# WRITTEN INSTRUCTION
The line holding "const rad = Math.PI / 180;" is the last one to output; start at the first line of the data, keep every line in between exactly, and leave out pictures.

# INFORMATION SUPPLIED

__________

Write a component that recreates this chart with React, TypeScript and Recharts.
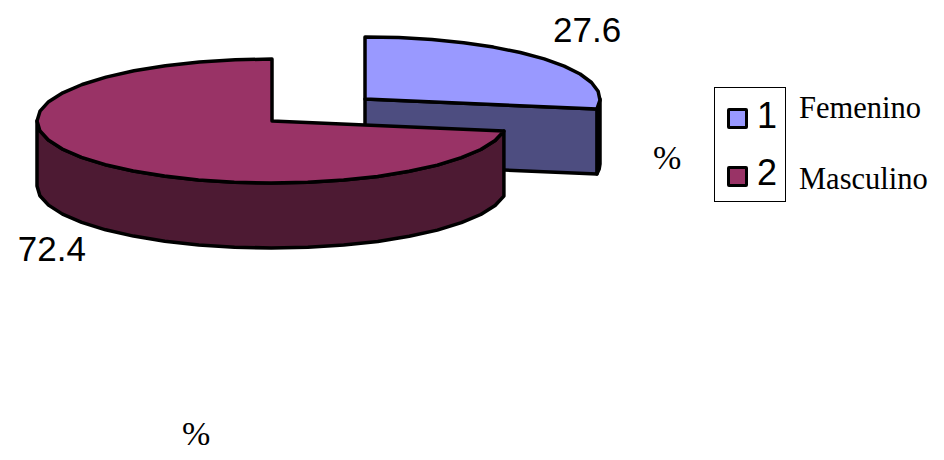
import { PieChart, Pie, Cell, Legend } from 'recharts';

const categories = ['1', '2'];
const genders = ['Femenino', 'Masculino'];
const values = [27.6, 72.4];

const topColors = ['#9999ff', '#993366'];
const wallColors = ['#4d4d80', '#4d1a33'];
const data = categories.map((name, i) => ({ name, value: values[i] }));

const RX = 235;
const RY = 62;
const DEPTH = 65;
const explode = [{ dx: 93, dy: -22 }, { dx: 0, dy: 0 }];
const labelOffset = [{ dx: 43, dy: -29 }, { dx: -41, dy: 22 }];
const rad = Math.PI / 180;

const rim = (cx: number, cy: number, a: number, rx = RX, ry = RY) => [cx + rx * Math.cos(a * rad), cy - ry * Math.sin(a * rad)];

// the reference is faceted, so the rim is walked in coarse steps
const arc = (cx: number, cy: number, from: number, to: number) => {
  const n = Math.max(1, Math.ceil(Math.abs(from - to) / 9));
  const pts = [];
  for (let i = 0; i <= n; i++) pts.push(rim(cx, cy, from + ((to - from) * i) / n));
  return pts;
};
const toPath = (pts: number[][]) => 'M' + pts.map((p) => p[0].toFixed(1) + ',' + p[1].toFixed(1)).join('L') + 'Z';

const Slice3D = (props: any) => {
  const { cx, cy, startAngle, endAngle, index } = props;
  const x = cx + explode[index].dx;
  const y = cy + explode[index].dy;
  const top = [[x, y], ...arc(x, y, startAngle, endAngle)];
  const faces = [];
  // outer wall, only the front half of the rim can be seen
  const from = Math.min(startAngle, 0);
  const to = Math.max(endAngle, -180);
  if (from > to) {
    const front = arc(x, y, from, to);
    const low = front.map((p) => [p[0], p[1] + DEPTH]).reverse();
    faces.push(toPath([...front, ...low]));
  }
  // cut face on the right of the slice
  const end = index === 0 ? rim(x, y, endAngle) : null;
  if (end) faces.push(toPath([[x, y], end, [end[0], end[1] + DEPTH], [x, y + DEPTH]]));
  return (
    <g>
      {faces.map((d, i) => (
        <path key={i} d={d} fill={wallColors[index]} stroke="#000" strokeWidth={3.5} strokeLinejoin="round" />
      ))}
      <path d={toPath(top)} fill={topColors[index]} stroke="#000" strokeWidth={3.5} strokeLinejoin="round" />
    </g>
  );
};

const renderLabel = (props: any) => {
  const { cx, cy, midAngle, index, value } = props;
  const p = rim(cx + explode[index].dx, cy + explode[index].dy, midAngle);
  const lift = index === 1 ? DEPTH : 0;
  return (
    <text
      x={p[0] + labelOffset[index].dx}
      y={p[1] + lift + labelOffset[index].dy}
      textAnchor="middle"
      dominantBaseline="central"
      fontFamily="Liberation Sans"
      fontSize={35}
      fill="#000"
    >
      {value.toFixed(1)}
    </text>
  );
};

const LegendBox = ({ payload }: any) => (
  <div style={{ position: 'relative', width: 230, height: 116 }}>
    <div style={{ position: 'absolute', left: 0, top: 0, width: 70, height: 113, border: '1.5px solid #000' }} />
    {(payload || []).map((item: any, i: number) => (
      <div key={item.value}>
        <div
          style={{
            position: 'absolute',
            left: 13,
            top: 21 + i * 58,
            width: 15,
            height: 15,
            background: topColors[i],
            border: '3px solid #000',
            borderRadius: 2,
          }}
        />
        <div
          style={{
            position: 'absolute',
            left: 43,
            top: 9 + i * 57,
            fontFamily: 'Liberation Sans',
            fontSize: 36,
            lineHeight: '40px',
            color: '#000',
          }}
        >
          {item.value}
        </div>
        <div
          style={{
            position: 'absolute',
            left: 85,
            top: 4 + i * 71,
            fontFamily: 'Liberation Serif',
            fontSize: 30.5,
            lineHeight: '34px',
            color: '#000',
          }}
        >
          {genders[i]}
        </div>
      </div>
    ))}
  </div>
);

const percentStyle = {
  position: 'absolute' as const,
  fontFamily: 'Liberation Serif',
  fontSize: 34,
  lineHeight: '36px',
  color: '#000',
};

export default function App() {
  return (
    <div style={{ position: 'absolute', left: 0, top: 0, width: 944, height: 460, background: '#fff', overflow: 'hidden' }}>
      <PieChart width={944} height={460} margin={{ top: 0, right: 0, bottom: 0, left: 0 }}>
        <Pie
          data={data}
          dataKey="value"
          nameKey="name"
          cx={272}
          cy={121}
          outerRadius={RX}
          startAngle={90}
          endAngle={-270}
          paddingAngle={0}
          isAnimationActive={false}
          shape={Slice3D}
          label={renderLabel}
          labelLine={false}
        >
          {data.map((d, i) => (
            <Cell key={d.name} fill={topColors[i]} />
          ))}
        </Pie>
        <Legend content={LegendBox} wrapperStyle={{ position: 'absolute', left: 714, top: 87, width: 230, height: 116 }} />
      </PieChart>
      <div style={{ ...percentStyle, left: 653, top: 140 }}>%</div>
      <div style={{ ...percentStyle, left: 182, top: 416 }}>%</div>
    </div>
  );
}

__________

# ANSWER BELOW
Write a component that recreates this chart with React, TypeScript and Recharts.
import { PieChart, Pie, Cell, Legend } from 'recharts';

const categories = ['1', '2'];
const genders = ['Femenino', 'Masculino'];
const values = [27.6, 72.4];

const topColors = ['#9999ff', '#993366'];
const wallColors = ['#4d4d80', '#4d1a33'];
const data = categories.map((name, i) => ({ name, value: values[i] }));

const RX = 235;
const RY = 62;
const DEPTH = 65;
const explode = [{ dx: 93, dy: -22 }, { dx: 0, dy: 0 }];
const labelOffset = [{ dx: 43, dy: -29 }, { dx: -41, dy: 22 }];
const rad = Math.PI / 180;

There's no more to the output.